2) ‘Youthstart’ centres
• A national network of staffed centres for young people of secondary school age.
• To be billed as the next phase of the highly successful and popular post-1997 Surestart scheme.
• Each Youthstart centre to be well-funded and well-designed (perhaps involving leading architects such as Lord Rogers or Lord Foster)
• To be rolled out in deprived areas first, then nationally in time, with the aim of having one in each ward.
• Tied in with a new emphasis on youth work becoming a discipline in itself, with a new qualification that graduates / 6th form-leavers can obtain on-the-job (thereby giving employment to young people).
• To be a secular, adult-supervised, inclusive space for young people with social facilities such as non-alcoholic cafés/music-making/sports facilities, etc.
• Facilities and information on training, careers, etc to be available.
• Young people to be closely involved in the management.
• Local businesses/armed forces/police/high profile individuals to have the opportunity to sponsor, become involved in management, thereby reducing costs and familiarising young people with business/working life.
• Possibly explicitly funded by downgrading or scrapping Trident or a windfall tax on banks/energy companies which make excessive profits.

3) Volunteering
• All graduates to be offered a 25% reduction in their student loan repayments if they commit to and complete a minimum of 2 years of mentoring children in schools in deprived areas.
• Tax incentives for people to volunteer in their communities.
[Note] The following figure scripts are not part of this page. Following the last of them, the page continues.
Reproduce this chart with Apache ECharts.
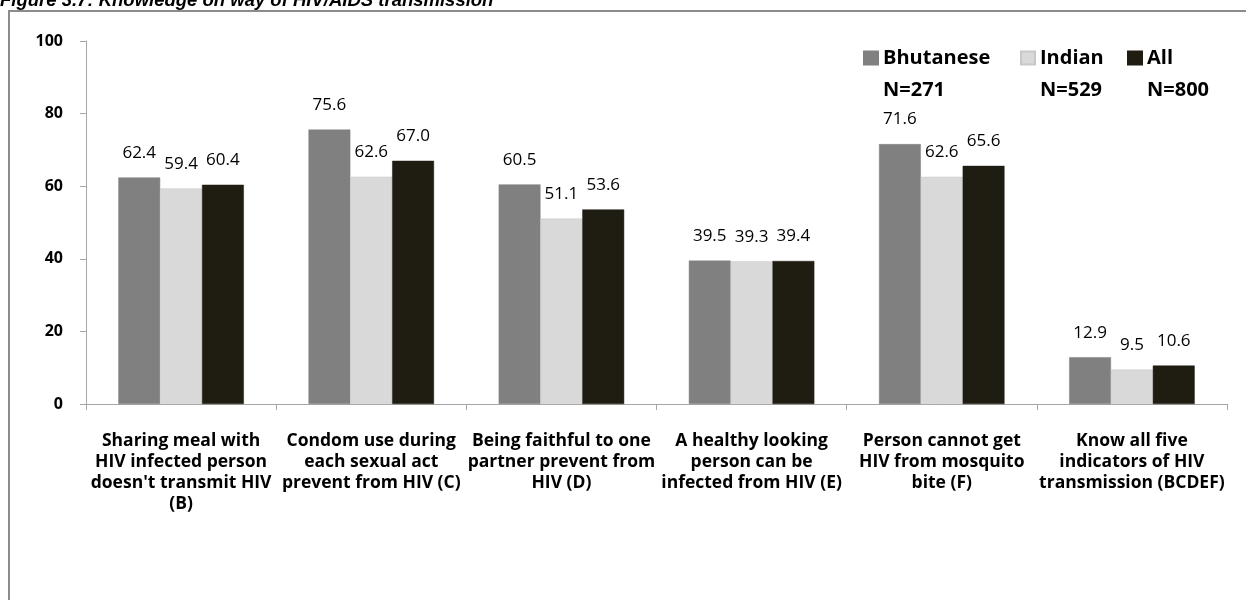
<!DOCTYPE html>
<html>
<head>
<meta charset="utf-8">
<script src="https://cdn.jsdelivr.net/npm/echarts@6/dist/echarts.min.js"></script>
<style>
html,body{margin:0;padding:0;background:#fff;}
#chart{width:1246px;height:600px;}
</style>
</head>
<body>
<div id="chart"></div>
<script>
const titleText = 'Figure 3.7: Knowledge on way of HIV/AIDS transmission';
const categories = [
  "Sharing meal with\nHIV infected person\ndoesn't transmit HIV\n(B)",
  "Condom use during\neach sexual act\nprevent from HIV (C)",
  "Being faithful to one\npartner prevent from\nHIV (D)",
  "A healthy looking\nperson can be\ninfected from HIV (E)",
  "Person cannot get\nHIV from mosquito\nbite (F)",
  "Know all five\nindicators of HIV\ntransmission (BCDEF)"
];
const seriesNames = ['Bhutanese', 'Indian', 'All'];
const seriesN = ['N=271', 'N=529', 'N=800'];
const bhutanese = [62.4, 75.6, 60.5, 39.5, 71.6, 12.9];
const indian = [59.4, 62.6, 51.1, 39.3, 62.6, 9.5];
const all = [60.4, 67.0, 53.6, 39.4, 65.6, 10.6];
const yTicks = {min: 0, max: 100, interval: 20};

const colors = ['#808080', '#d9d9d9', '#1f1c12'];
const sans = '"Open Sans", Lato, "Liberation Sans", sans-serif';
const values = [bhutanese, indian, all];
const legendLeft = [863, 1020, 1127];

const chart = echarts.init(document.getElementById('chart'), null, {renderer: 'canvas'});
const option = {
  animation: false,
  backgroundColor: '#fff',
  color: colors,
  grid: {left: 86, right: 19, top: 41, bottom: 196, containLabel: false},
  legend: seriesNames.map(function (name, i) {
    return {
      data: [name],
      left: legendLeft[i], top: 10, padding: 0,
      icon: 'rect', itemWidth: 14, itemHeight: 13, itemTextGap: 7,
      formatter: function (nm) {
        return '\n' + nm + '\n' + seriesN[seriesNames.indexOf(nm)];
      },
      textStyle: {fontFamily: sans, fontWeight: 'bold', fontSize: 20, lineHeight: 32, color: '#000'}
    };
  }),
  xAxis: {
    type: 'category',
    data: categories,
    axisLine: {lineStyle: {color: '#a6a6a6', width: 1}},
    axisTick: {show: true, alignWithLabel: false, length: 6, lineStyle: {color: '#a6a6a6'}},
    axisLabel: {interval: 0, margin: 27, fontFamily: sans, fontWeight: 'bold', fontSize: 17.5, lineHeight: 21, color: '#000'}
  },
  yAxis: {
    type: 'value',
    min: yTicks.min, max: yTicks.max, interval: yTicks.interval,
    splitLine: {show: false},
    axisLine: {show: true, lineStyle: {color: '#a6a6a6', width: 1}},
    axisTick: {show: true, length: 6, lineStyle: {color: '#a6a6a6'}},
    axisLabel: {margin: 23, fontFamily: sans, fontWeight: 'bold', fontSize: 16, color: '#000'}
  },
  series: seriesNames.map(function (n, i) {
    return {
      name: n,
      type: 'bar',
      data: values[i],
      barGap: '0%',
      barCategoryGap: '34%',
      itemStyle: {color: colors[i], borderColor: i === 1 ? '#c8c8c8' : colors[i], borderWidth: 0.5},
      label: {
        show: true, position: 'top', distance: 16,
        fontFamily: sans, fontSize: 17, color: '#000',
        formatter: function (p) { return Number(p.value).toFixed(1); }
      }
    };
  }),
  graphic: [
    {type: 'text', left: 0, top: -9, style: {text: titleText, font: 'italic bold 18.5px "Liberation Sans", Arial, sans-serif', fill: '#000'}},
    {type: 'polyline', shape: {points: [[9, 600], [9, 11], [1246, 11]]}, style: {stroke: '#8c8c8c', lineWidth: 2, fill: null}}
  ]
};
chart.setOption(option);
</script>
</body>
</html>
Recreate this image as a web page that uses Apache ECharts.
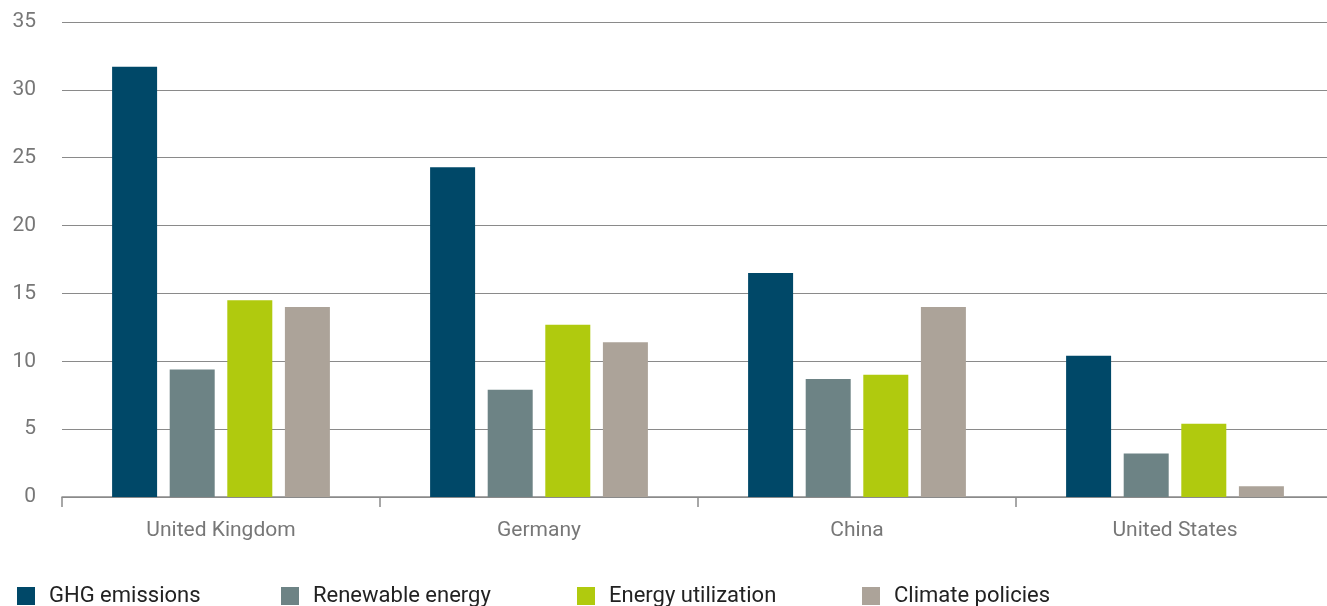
<!DOCTYPE html>
<html>
<head>
<meta charset="utf-8">
<script src="https://cdn.jsdelivr.net/npm/echarts@6/dist/echarts.min.js"></script>
<style>
  html, body { margin: 0; padding: 0; background: #fff; overflow: hidden; }
  #chart { width: 1340px; height: 606px; }
</style>
</head>
<body>
<div id="chart"></div>
<script>
// Countries along the x axis
const countries = ['United Kingdom', 'Germany', 'China', 'United States'];

// Series values per country
const ghgEmissions = [31.7, 24.3, 16.5, 10.4];
const renewableEnergy = [9.4, 7.9, 8.7, 3.2];
const energyUtilization = [14.5, 12.7, 9.0, 5.4];
const climatePolicies = [14.0, 11.4, 14.0, 0.8];

const seriesNames = ['GHG emissions', 'Renewable energy', 'Energy utilization', 'Climate policies'];
const seriesValues = [ghgEmissions, renewableEnergy, energyUtilization, climatePolicies];
const seriesColors = ['#004868', '#6d8385', '#b0ca0e', '#aca399'];

// Y axis range
const yMin = 0;
const yMax = 35;
const yStep = 5;

const chart = echarts.init(document.getElementById('chart'), null, { renderer: 'canvas' });

const legendLefts = [12, 276, 572, 857];
const legends = seriesNames.map((name, i) => ({
  data: [name],
  left: legendLefts[i],
  top: 580,
  icon: 'rect',
  itemWidth: 18,
  itemHeight: 18,
  itemGap: 0,
  selectedMode: false,
  textStyle: {
    color: '#222',
    fontSize: 22,
    fontFamily: 'Roboto, sans-serif',
    padding: [0, 0, 0, 9]
  }
}));

chart.setOption({
  animation: false,
  color: seriesColors,
  textStyle: { fontFamily: 'Roboto, sans-serif' },
  grid: { left: 62, top: 22, width: 1272, height: 475, containLabel: false },
  legend: legends,
  xAxis: {
    type: 'category',
    data: countries,
    axisLine: { show: true, lineStyle: { color: '#8a8a8a', width: 1.5 } },
    axisTick: { show: true, length: 10, lineStyle: { color: '#8a8a8a', width: 1.5 } },
    axisLabel: { color: '#777', fontSize: 21, margin: 23 }
  },
  yAxis: {
    type: 'value',
    min: yMin,
    max: yMax,
    interval: yStep,
    axisLine: { show: false },
    axisTick: { show: false },
    axisLabel: { color: '#777', fontSize: 21, margin: 26 },
    splitLine: { lineStyle: { color: '#8a8a8a', width: 1.2 } }
  },
  series: seriesNames.map((name, i) => ({
    name: name,
    type: 'bar',
    data: seriesValues[i],
    barWidth: 45,
    barGap: '28%',
    itemStyle: { color: seriesColors[i] }
  }))
});
</script>
</body>
</html>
People could receive a 1 per cent income tax rebate if they volunteered for two hours or more per week.

4) A Royal Commission on Housing

• To investigate how Government policy can ensure that everybody lives in a decent home, be that rented, private or social housing.
• To investigate key issues associated with housing such as how to increase the supply of housing (both private and social); how and whether to do more to enable young people to buy property or rent in rural communities they grew up in; how and whether to build communities on Green Belt land; to investigate best practice from abroad; whether we could move away from the UK’s focus on home ownership as preferable to quality rented accommodation.

5) The social mobility revolution
• Given that social mobility has probably got worse since 1997, the party should now, explicitly say that we stand for advancing social mobility, meritocracy and equality of opportunity. Possible policies:
• An NHS-style target to reduce average class sizes over time to near those of private schools.
• Punitive taxes on private education.
• Increase teachers’ salaries in line with other senior professions while simultaneously tightening the qualifications criteria for becoming a teacher – thereby enhancing the status of teachers in society.
• Set indicative targets for each major profession, the armed forces, business and other organisations of power and influence for increasing the representation of state school-educated people in their ranks.
• Establish a Social Mobility Commission to monitor the above, and report directly to the PM on progress.

John Slinger

5 Responses to “Citizen MPs, ‘Youthstart’ centres, Volunteering, A Royal Commission on Housing and the Social Mobility revolution”

  1. Arthur

    Sounds like a charter of oppression to me. State getting their hands on children after school as well as during school? Denying parents the freedom to educate their children how they see fit? Manipulating the make-up of all institutions and organisations irrespective of ability or education?

  2. Tom Tabori

    5 surefire hits, John.

    I particularly like the detail of using explicit reallocation of funding from other areas. This would make explicit that no new taxes were in the offing (important in this election where cuts are the master narrative), but most importantly the explicit reference to a past policy shows the workings, as it were, giving the policy both motive and direction. This would be a powerful election time statement when for so long the appearance has been of an intellectual vacuum from which policy appears like a rabbit out of a hat.

    There is one policy I would add to these! I will post it soon.

  3. Chris

    Citizen MPs – not a terrible idea – but it does downgrade the legislature. Either MPs are worth all the money they are paid, or it could all be done by citizen MPs. If someone as intelligent as Martin Bell struggled in 1997 as an independent, how difficult would it be for people who may have no formal education etc.

    Youthstart – I have always believed that we should make more use of that assets we already have. How many school buildings are sat empty at night and in holidays. Why not use these? From what I know of Kids having been involved in youth work, only a small minority of secondary age kids would voluntarily attend. Most wouldnt be seen dead somewhere like you describe.

  4. Chris

    Volunteering – dont get me wrong – this is an OK idea – but would Labour allow rich kids to max out student loans to get 25% discount after 2 years of mentoring – what would it involve? email / meetings. What if the mentoree decides they cant be bothered despite excellent support from mentor? Hard to work in practice.

    Housing – how would you prevent home ownership? Make people forfeit their properties. Sounds a bit like communism to me.

    Social Mobility Revolution – Grammar schools provided social mobility – admittedly some people were pigeonholed to other technical schols, but the gifted poor were educated in excellent schools which could nurture academic ability allowing entrance to university (funded through grants system). Labour is fundamentally against social mobility because if someone moves up then someone else is moving down, and that is terrible unless they are a baby eating tory.

  5. Tim Worstall

    “A national network of staffed centres for young people of secondary school age.”

    We have this already. They’re called “schools”.